Würden Sie nicht auch gerne einmal Mäuschen in den streng geheimen Designabteilungen der Autohersteller sein? Sehen, was kaum jemand sehen darf. Oder um entscheiden zu können, welches Design am besten aussieht. Doch das ist gar nicht so einfach, fünf bis sechs Jahre vor dem Marktstart. 

Ein neues, spannendes Buch nimmt uns nun mit zum Ford-Design der 1970er- und 1980er-Jahre. "Secret Fords" heißt es und stammt aus der Feder von Steve Saxty. Steve, der einst selbst als Designer bei Ford tätig war, hat wahre Schätze aus dem Archiv gehoben. So sieht der Leser erstmals die schon sehr seriennah wirkenden Entwürfe für einen neuen Capri, dessen Optik an den VW Scirocco II erinnert. 

Und man begegnet Erika, Toni und DE1. Wie bitte? Nun, hinter diesen Codenamen verbergen sich die dritte Generation des Escort (Erika), der Sierra (Toni) und der Scorpio (DE1).
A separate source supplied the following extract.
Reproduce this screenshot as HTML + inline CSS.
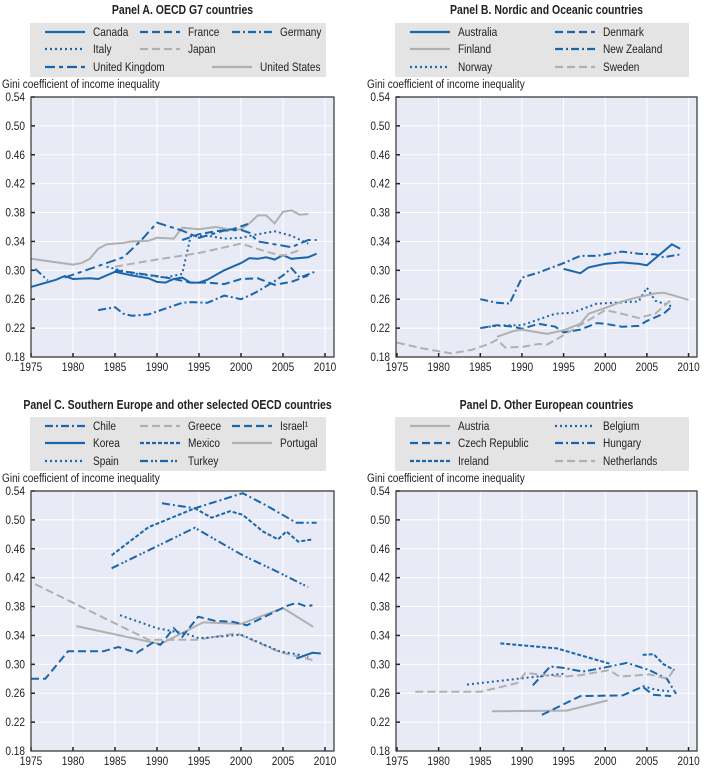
<!DOCTYPE html>
<html><head><meta charset="utf-8">
<style>
html,body{margin:0;padding:0;background:#fff;}
svg{display:block;font-family:"Liberation Sans",sans-serif;}
</style></head>
<body>
<svg id="s" width="706" height="775" xmlns="http://www.w3.org/2000/svg"></svg>
<script>
const S=document.getElementById('s');
let h='';
const B='#1a66ad',G='#b0b0b0';
const DS={solid:'',dash:'8,4',dashdot:'8,3,2,3',dot:'2,3',uk:'10,4,4,4',turkey:'8,3,2,2,2,3',mex:'4,2'};
function T(x,y,s,sz,anc,w){return `<text transform="translate(${x},${y}) scale(0.84,1)" font-size="${sz}" ${anc?`text-anchor="${anc}"`:''} ${w?'font-weight="bold"':''} fill="#222">${s}</text>`;}
function panel(P){
  const {x0,x1,y0,y1,xs,xsc}=P;
  const X=y=>xs+(y-1975)*xsc, Y=v=>y1-(v-0.18)/0.36*(y1-y0);
  h+=T((x0+x1)/2+(P.tdx||0),P.ty,P.title,12.5,'middle',1);
  h+=`<rect x="${P.lx}" y="${P.ly}" width="${P.lw}" height="54" fill="#e4e4e4"/>`;
  P.leg.forEach(l=>{
    h+=`<line x1="${l[0]}" x2="${l[0]+40}" y1="${l[1]}" y2="${l[1]}" stroke="${l[3]}" stroke-width="2.2" stroke-dasharray="${DS[l[4]]}"/>`;
    h+=T(l[0]+48,l[1]+4,l[2],12);
  });
  h+=T(x0-29,y0-9,'Gini coefficient of income inequality',12);
  h+=`<rect x="${x0}" y="${y0}" width="${x1-x0}" height="${y1-y0}" fill="#e8ebf5"/>`;
  for(let yr=1980;yr<=2010;yr+=5){h+=`<line x1="${X(yr)}" x2="${X(yr)}" y1="${y0}" y2="${y1}" stroke="#fff" stroke-width="1"/>`;}
  for(let v=0.22;v<0.54;v+=0.04){h+=`<line x1="${x0}" x2="${x1}" y1="${Y(v)}" y2="${Y(v)}" stroke="#fff" stroke-width="1"/>`;
    h+=`<line x1="${x0}" x2="${x0+4}" y1="${Y(v)}" y2="${Y(v)}" stroke="#222" stroke-width="1.5"/>`;}
  for(let v=0.18;v<0.55;v+=0.04){h+=T(x0-6,Y(v)+4,v.toFixed(2),12,'end');}
  for(let yr=1975;yr<=2010;yr+=5){h+=`<line x1="${X(yr)}" x2="${X(yr)}" y1="${y1}" y2="${y1-4}" stroke="#222" stroke-width="1.5"/>`;
    h+=T(X(yr),y1+14,yr,12,'middle');}
  P.ser.forEach(s=>{
    const d=s.p.map((q,i)=>(i?'L':'M')+X(q[0]).toFixed(1)+','+Y(q[1]).toFixed(1)).join('');
    h+=`<path d="${d}" fill="none" stroke="${s.c}" stroke-width="2" stroke-dasharray="${DS[s.d]}"/>`;
  });
  h+=`<path d="M${x0},${y0}H${x1}V${y1}H${x0}Z" fill="none" stroke="#333" stroke-width="1.2"/>`;
}
panel({x0:31,x1:334,y0:97,y1:357,xs:31,xsc:8.4,ty:14,title:'Panel A. OECD G7 countries',lx:30,ly:23,lw:296,
leg:[[45,32,'Canada',B,'solid'],[140,32,'France',B,'dash'],[232,32,'Germany',B,'dashdot'],[45,49,'Italy',B,'dot'],[140,49,'Japan',G,'dash'],[45,67,'United Kingdom',B,'uk'],[212,67,'United States',G,'solid']],
ser:[
{c:G,d:'solid',p:[[1975,.316],[1980,.308],[1981,.31],[1982,.316],[1983,.33],[1984,.336],[1986,.338],[1987,.34],[1989,.341],[1990,.345],[1992,.344],[1993,.359],[1995,.357],[1997,.36],[1999,.356],[2000,.357],[2001,.365],[2002,.376],[2003,.376],[2004,.365],[2005,.381],[2006,.383],[2007,.377],[2008,.378]]},
{c:B,d:'solid',p:[[1975,.277],[1978,.287],[1979,.292],[1980,.288],[1982,.289],[1983,.288],[1985,.298],[1987,.293],[1989,.289],[1990,.284],[1991,.283],[1992,.288],[1993,.29],[1994,.283],[1995,.283],[1996,.287],[1998,.3],[2000,.31],[2001,.317],[2002,.316],[2003,.318],[2004,.315],[2005,.321],[2006,.316],[2008,.318],[2009,.323]]},
{c:B,d:'dash',p:[[1993,.342],[1995,.35],[1997,.354],[1999,.357],[2001,.365]]},
{c:B,d:'dash',p:[[1985,.30],[1987,.297],[1990,.292],[1992,.288],[1994,.283],[1996,.283],[1998,.281],[2000,.288],[2002,.289],[2004,.28],[2006,.284],[2008,.293]]},
{c:B,d:'dashdot',p:[[1975.5,.302],[1977,.286]]},
{c:B,d:'dashdot',p:[[1983,.245],[1985,.249],[1986,.24],[1987,.237],[1989,.239],[1991,.247],[1993,.255],[1994,.256],[1996,.255],[1997,.26],[1998,.265],[2000,.26],[2001,.265],[2002,.271],[2004,.285],[2005,.293],[2006,.303],[2007,.29],[2009,.299]]},
{c:B,d:'dot',p:[[1984,.305],[1987,.296],[1991,.29],[1993,.295],[1994,.347],[1996,.348],[1998,.344],[2000,.345],[2002,.35],[2004,.354],[2006,.348],[2008,.337]]},
{c:G,d:'dash',p:[[1985,.305],[1990,.315],[1995,.324],[2000,.337],[2003,.326],[2005,.32],[2007,.328]]},
{c:B,d:'uk',p:[[1979,.29],[1983,.306],[1986,.318],[1988,.34],[1990,.366],[1993,.355],[1995,.345],[1998,.355],[2000,.356],[2001,.352],[2002,.34],[2004,.336],[2006,.332],[2008,.342],[2009,.342]]}
]});
panel({x0:396,x1:697,y0:97,y1:357,xs:397,xsc:8.33,ty:14,title:'Panel B. Nordic and Oceanic countries',lx:395,ly:23,lw:294,
leg:[[410,32,'Australia',B,'solid'],[555,32,'Denmark',B,'dash'],[410,49,'Finland',G,'solid'],[555,49,'New Zealand',B,'dashdot'],[410,67,'Norway',B,'dot'],[555,67,'Sweden',G,'dash']],
ser:[
{c:B,d:'solid',p:[[1995,.302],[1997,.296],[1998,.304],[2000,.309],[2002,.311],[2004,.309],[2005,.307],[2008,.336],[2009,.33]]},
{c:B,d:'dashdot',p:[[1985,.26],[1987,.255],[1988.5,.254],[1990,.29],[1992,.297],[1995,.31],[1997,.32],[1999,.32],[2002,.326],[2004,.323],[2006,.322],[2007,.318],[2009,.322]]},
{c:B,d:'dash',p:[[1985,.22],[1987,.224],[1989,.222],[1990,.219],[1992,.226],[1994,.222],[1995,.214],[1997,.218],[1999,.227],[2000,.226],[2002,.222],[2004,.223],[2005,.23],[2007,.24],[2008,.25]]},
{c:B,d:'dot',p:[[1986,.222],[1988,.224],[1990,.224],[1992,.232],[1994,.24],[1996,.241],[1999,.254],[2001,.255],[2004,.257],[2005,.276],[2006,.258],[2008,.25]]},
{c:G,d:'solid',p:[[1987,.208],[1989,.216],[1990,.218],[1993,.212],[1995,.217],[1997,.226],[1998,.24],[2000,.248],[2002,.257],[2004,.263],[2006,.268],[2007,.269],[2008,.266],[2010,.259]]},
{c:G,d:'dash',p:[[1975,.20],[1978,.192],[1980,.188],[1981.5,.185],[1984,.19],[1986,.198],[1987,.204],[1988,.193],[1990,.194],[1992,.198],[1993,.197],[1995,.21],[1997,.224],[1999,.238],[2000,.245],[2002,.24],[2004,.234],[2006,.24],[2008,.26]]}
]});
panel({x0:31,x1:334,y0:491,y1:751,xs:31,xsc:8.4,ty:409,tdx:-5,title:'Panel C. Southern Europe and other selected OECD countries',lx:30,ly:417,lw:296,
leg:[[45,426,'Chile',B,'dashdot'],[140,426,'Greece',G,'dash'],[232,426,'Israel\u00b9',B,'dash'],[45,443,'Korea',B,'solid'],[140,443,'Mexico',B,'mex'],[232,443,'Portugal',G,'solid'],[45,461,'Spain',B,'dot'],[140,461,'Turkey',B,'turkey']],
ser:[
{c:B,d:'dashdot',p:[[1990.6,.523],[1994.5,.516],[2000.2,.537],[2003,.52],[2006.6,.496],[2009,.496]]},
{c:B,d:'mex',p:[[1984.6,.451],[1989,.49],[1994.5,.516],[1996.5,.503],[1998.7,.512],[2000.2,.507],[2002.6,.484],[2004.4,.473],[2005.4,.484],[2006.8,.47],[2008.5,.473]]},
{c:B,d:'turkey',p:[[1984.6,.433],[1994.5,.489],[2000.2,.451],[2004,.43],[2008,.407]]},
{c:G,d:'dash',p:[[1975.5,.411],[1989,.334],[1994.8,.334],[1999.5,.343],[2004.6,.317],[2008.5,.306]]},
{c:G,d:'solid',p:[[1980.4,.353],[1990.4,.328],[1995.5,.358],[2000,.356],[2005,.378],[2008.6,.352]]},
{c:B,d:'dot',p:[[1985.6,.368],[1990,.35],[1993.6,.342],[1995,.336],[2000,.341],[2004.6,.318],[2006.6,.314],[2008,.31]]},
{c:B,d:'solid',p:[[2006.6,.308],[2008.5,.316],[2009.5,.315]]},
{c:B,d:'dash',p:[[1975,.28],[1976.7,.28],[1979.4,.318],[1983.6,.318],[1985.4,.324],[1987.6,.316],[1989.5,.33],[1990.4,.327],[1992,.35],[1993,.338],[1994.9,.366],[1997,.36],[1999,.359],[2000.7,.354],[2003.2,.368],[2005.5,.381],[2006.6,.385],[2007.8,.38],[2008.5,.382]]}
]});
panel({x0:396,x1:697,y0:491,y1:751,xs:397,xsc:8.33,ty:409,title:'Panel D. Other European countries',lx:395,ly:417,lw:294,
leg:[[410,426,'Austria',G,'solid'],[555,426,'Belgium',B,'dot'],[410,443,'Czech Republic',B,'dash'],[555,443,'Hungary',B,'dashdot'],[410,461,'Ireland',B,'mex'],[555,461,'Netherlands',G,'dash']],
ser:[
{c:B,d:'mex',p:[[1987.4,.329],[1994.2,.322],[2000.5,.301]]},
{c:B,d:'dot',p:[[1983.4,.272],[1991.8,.283],[1995,.287]]},
{c:B,d:'mex',p:[[2004.5,.313],[2005.8,.314],[2007,.30],[2008.3,.292]]},
{c:B,d:'dashdot',p:[[1991.3,.271],[1993.4,.297],[1995,.295],[1997.3,.29],[1999.7,.295],[2002.6,.302],[2005.3,.292],[2007.4,.28],[2008.5,.259]]},
{c:G,d:'dash',p:[[1977.2,.262],[1985,.262],[1989.4,.274],[1990.4,.288],[1993,.285],[1995,.283],[1997,.285],[2000.5,.292],[2001.7,.283],[2005.3,.286],[2007.5,.28],[2008.3,.294]]},
{c:G,d:'solid',p:[[1986.4,.235],[1995.4,.236],[2000.3,.25]]},
{c:B,d:'dash',p:[[1992.4,.23],[1997,.256],[2002.1,.257],[2004.5,.269],[2005.7,.258],[2007.9,.256]]},
{c:B,d:'dot',p:[[2004.5,.27],[2006,.265],[2008,.262]]}
]});
S.innerHTML=h;
</script>
</body></html>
Ihre Design-Entwicklung bis zum finalen Ergebnis wird spannend erläutert, ebenso das Projekt "Bobcat" alias Fiesta.

Das Buch enthüllt eine erstaunliche, kaum zu glaubende Anzahl von Unikaten, Prototypen und eingestellten Autos, die geheim gehalten wurden. Sie werden durch bisher private Fotos und außerordentlich seltene Designskizzen enthüllt.

Ford gewährte dem Autor erstmalig Zugang zu seinen vertraulichsten Archiven, und mehr als 50 ehemalige Ford-Designer und -Ingenieure öffneten ihre lange verborgenen privaten Akten. Ein zweiter Teil, der die 1990er- und 2000er-Jahre behandelt, ist übrigens bereits in Arbeit.

Üppig bebildert, fällt der englische Text des über 300 Seiten starken Buches für deutschsprachige Leser nicht allzu negativ ins Gewicht. Steve erläutert auf vielen großformatigen Doppelseiten die jeweiligen Designentwürfe ausführlich und kenntnisreich. Ein Glossar der wichtigsten Design-Begriffe hilft beim Verständnis.

Und so taucht man immer tiefer in die Materie ein, zumal das Buch spannend geschrieben ist. Wir lernen Designer-Helden wie Harm Lagaay (später Porsche), Pinky Lai (er entwarf den BMW 3er E36) oder Patrick Le Quement (später Renault) kennen. Sie alle schufen bei Ford noch ohne große Computer-Hilfe aufsehenerregende Entwürfe, die manchmal wirken, als könne man sich direkt hineinsetzen und losfahren. 

Doch damit nicht genug: Der Leser erfährt auch einiges über die bisweilen unübersichtliche Gliederung des riesigen Ford-Konzerns, der sogar eine eigene Fluglinie besaß. Design-Studios in Großbritannien und Deutschland konkurrierten mit den USA und Ghia in Italien. Über allem thronte Henry Ford II. als Firmenpatriach. 

Eine von vielen Anekdoten, die das Buch würzen: Henry Ford II. mochte keine Klappscheinwerfer, weshalb es erst nach seinem Rückzug 1979/80 Modelle der Marke mit diesem Gimmick gab. Viel Raum nehmen auch die sportlichen Derivate bekannter Modelle bis hin zur Entwicklung des extremen RS200 ein. 

Fazit: Mit mindestens 40 Pfund (umgerechnet rund 46 Euro) erscheint "Secret Fords" auf den ersten Blick nicht gerade günstig. Aber angesichts seines üppigen Umfangs und unglaublichen Informationsgehalt ist das Geld gut angelegt. Bestellbar ist das Buch über die Homepage des Autors.